NCPA - National Center for Policy Analysis

Direct Election Versus The Electoral College

November 20, 2000

Whatever the ultimate outcome of the presidential election, there will be debate about replacing the Electoral College with a direct popular vote.

Polls have consistently shown large majorities of Americans favoring direct election of the president.

  • As long ago as 1944, the Gallup Poll found 65 percent of Americans in favor of abolishing the Electoral College.
  • The most recent poll, by ABC and the Washington Post in 1988, found 77 percent of Americans preferring direct election to the current system.

Thus far, advocates of the Electoral College largely have relied upon the views of the Founding Fathers to support their case.

  • However, a recent Portrait of America Poll found that only 51 percent of Americans would even vote to ratify the Constitution, were it put up for a vote today.
  • Twenty-two percent would get rid of it altogether. The rest were unsure.
  • Those who support the Electoral College are going to have to rely more on practical political arguments, and less on appeals to historical authorities.

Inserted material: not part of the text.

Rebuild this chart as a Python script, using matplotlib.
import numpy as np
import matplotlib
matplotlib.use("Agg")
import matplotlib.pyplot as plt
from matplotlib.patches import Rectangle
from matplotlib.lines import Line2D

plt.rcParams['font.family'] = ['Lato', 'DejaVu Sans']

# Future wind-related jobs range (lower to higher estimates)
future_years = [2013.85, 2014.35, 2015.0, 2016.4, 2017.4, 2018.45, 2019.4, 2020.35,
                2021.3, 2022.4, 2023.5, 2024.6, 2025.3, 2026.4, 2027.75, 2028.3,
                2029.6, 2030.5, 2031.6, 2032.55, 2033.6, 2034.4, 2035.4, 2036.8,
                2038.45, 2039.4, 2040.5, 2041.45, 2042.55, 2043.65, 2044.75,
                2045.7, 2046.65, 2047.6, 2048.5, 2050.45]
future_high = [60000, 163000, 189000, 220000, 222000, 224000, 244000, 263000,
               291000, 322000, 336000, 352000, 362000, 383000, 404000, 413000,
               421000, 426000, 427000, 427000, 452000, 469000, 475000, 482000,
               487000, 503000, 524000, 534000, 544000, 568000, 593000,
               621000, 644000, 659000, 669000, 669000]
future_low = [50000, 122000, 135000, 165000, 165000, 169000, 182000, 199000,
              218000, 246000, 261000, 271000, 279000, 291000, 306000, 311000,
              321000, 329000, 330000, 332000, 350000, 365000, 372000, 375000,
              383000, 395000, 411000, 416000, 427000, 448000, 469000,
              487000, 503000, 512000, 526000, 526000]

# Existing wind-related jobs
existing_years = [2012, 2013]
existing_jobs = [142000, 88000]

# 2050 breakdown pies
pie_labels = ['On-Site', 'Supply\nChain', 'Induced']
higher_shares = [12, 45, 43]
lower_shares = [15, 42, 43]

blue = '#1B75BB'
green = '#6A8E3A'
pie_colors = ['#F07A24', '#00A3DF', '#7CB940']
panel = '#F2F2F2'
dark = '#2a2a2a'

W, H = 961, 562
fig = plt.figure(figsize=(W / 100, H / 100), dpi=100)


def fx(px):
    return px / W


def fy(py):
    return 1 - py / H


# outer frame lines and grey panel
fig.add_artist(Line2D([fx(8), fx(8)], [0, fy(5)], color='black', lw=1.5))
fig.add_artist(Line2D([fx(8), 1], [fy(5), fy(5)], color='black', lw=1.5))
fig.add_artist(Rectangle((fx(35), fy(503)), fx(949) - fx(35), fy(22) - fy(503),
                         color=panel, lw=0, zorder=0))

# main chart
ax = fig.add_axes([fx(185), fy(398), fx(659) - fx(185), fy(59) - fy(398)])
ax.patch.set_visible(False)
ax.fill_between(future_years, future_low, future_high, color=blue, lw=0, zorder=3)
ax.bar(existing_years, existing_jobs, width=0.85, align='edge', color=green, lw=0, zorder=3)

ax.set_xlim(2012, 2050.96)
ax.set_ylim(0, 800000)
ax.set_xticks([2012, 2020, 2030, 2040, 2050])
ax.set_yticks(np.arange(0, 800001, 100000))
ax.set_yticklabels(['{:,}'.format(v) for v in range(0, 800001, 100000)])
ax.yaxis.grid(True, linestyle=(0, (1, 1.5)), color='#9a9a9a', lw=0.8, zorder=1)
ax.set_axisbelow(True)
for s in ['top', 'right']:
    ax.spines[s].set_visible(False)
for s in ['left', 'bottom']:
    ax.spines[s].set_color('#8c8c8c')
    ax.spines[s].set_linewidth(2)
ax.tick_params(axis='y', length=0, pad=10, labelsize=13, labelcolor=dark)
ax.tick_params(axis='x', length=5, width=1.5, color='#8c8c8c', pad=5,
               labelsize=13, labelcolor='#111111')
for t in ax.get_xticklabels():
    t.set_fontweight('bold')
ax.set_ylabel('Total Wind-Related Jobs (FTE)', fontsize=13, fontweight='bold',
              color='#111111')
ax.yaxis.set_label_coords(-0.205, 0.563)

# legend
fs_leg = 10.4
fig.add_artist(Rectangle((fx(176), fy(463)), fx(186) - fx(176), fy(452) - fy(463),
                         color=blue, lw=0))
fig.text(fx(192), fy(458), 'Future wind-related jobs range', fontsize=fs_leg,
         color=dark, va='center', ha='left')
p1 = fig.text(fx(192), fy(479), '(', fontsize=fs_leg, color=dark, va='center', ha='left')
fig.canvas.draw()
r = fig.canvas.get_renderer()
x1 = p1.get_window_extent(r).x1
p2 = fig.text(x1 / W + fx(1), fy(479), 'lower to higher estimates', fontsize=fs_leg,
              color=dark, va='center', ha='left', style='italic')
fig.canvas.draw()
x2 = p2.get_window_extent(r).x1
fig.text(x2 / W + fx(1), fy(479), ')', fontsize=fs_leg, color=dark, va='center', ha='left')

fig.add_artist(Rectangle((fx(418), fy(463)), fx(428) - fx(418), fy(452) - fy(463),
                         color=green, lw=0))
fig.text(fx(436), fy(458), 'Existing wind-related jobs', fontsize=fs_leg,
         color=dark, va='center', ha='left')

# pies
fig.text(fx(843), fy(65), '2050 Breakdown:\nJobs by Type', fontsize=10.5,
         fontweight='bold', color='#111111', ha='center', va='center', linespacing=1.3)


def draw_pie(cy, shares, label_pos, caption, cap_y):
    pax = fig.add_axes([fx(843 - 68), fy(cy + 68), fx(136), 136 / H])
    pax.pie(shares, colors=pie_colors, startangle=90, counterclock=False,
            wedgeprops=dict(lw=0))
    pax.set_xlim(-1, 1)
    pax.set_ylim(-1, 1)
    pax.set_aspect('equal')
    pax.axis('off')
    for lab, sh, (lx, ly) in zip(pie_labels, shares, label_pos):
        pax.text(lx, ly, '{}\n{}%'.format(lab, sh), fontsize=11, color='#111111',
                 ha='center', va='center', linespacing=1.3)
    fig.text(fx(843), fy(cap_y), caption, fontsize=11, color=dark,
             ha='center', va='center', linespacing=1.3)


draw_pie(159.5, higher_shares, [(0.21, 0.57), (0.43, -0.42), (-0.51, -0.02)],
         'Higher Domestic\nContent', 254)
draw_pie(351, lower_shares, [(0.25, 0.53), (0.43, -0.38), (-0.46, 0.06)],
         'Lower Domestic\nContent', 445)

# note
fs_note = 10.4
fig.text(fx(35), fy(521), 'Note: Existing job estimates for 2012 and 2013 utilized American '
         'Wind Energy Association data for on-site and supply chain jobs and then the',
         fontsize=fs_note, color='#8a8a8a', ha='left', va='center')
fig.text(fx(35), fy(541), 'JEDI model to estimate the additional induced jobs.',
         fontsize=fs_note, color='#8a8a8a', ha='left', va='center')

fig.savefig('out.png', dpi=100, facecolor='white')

One of the virtues of the Electoral College is that it tends to magnify the winner's victory, giving him greater stature and making it easier to govern.

  • For example, in 1960 John F. Kennedy beat Richard Nixon by less than 0.2 percent of the total popular vote, but won by a much more comfortable margin of almost 16 percent of the Electoral College (see figure ).
  • More recently, Bill Clinton won by just 5.5 percent of the popular vote in 1992, but by more than 37 percent in the Electoral College.

The problem this year was simply that the American people divided their votes almost equally between Gore and Bush. Absence of the Electoral College would not have made the outcome clearer.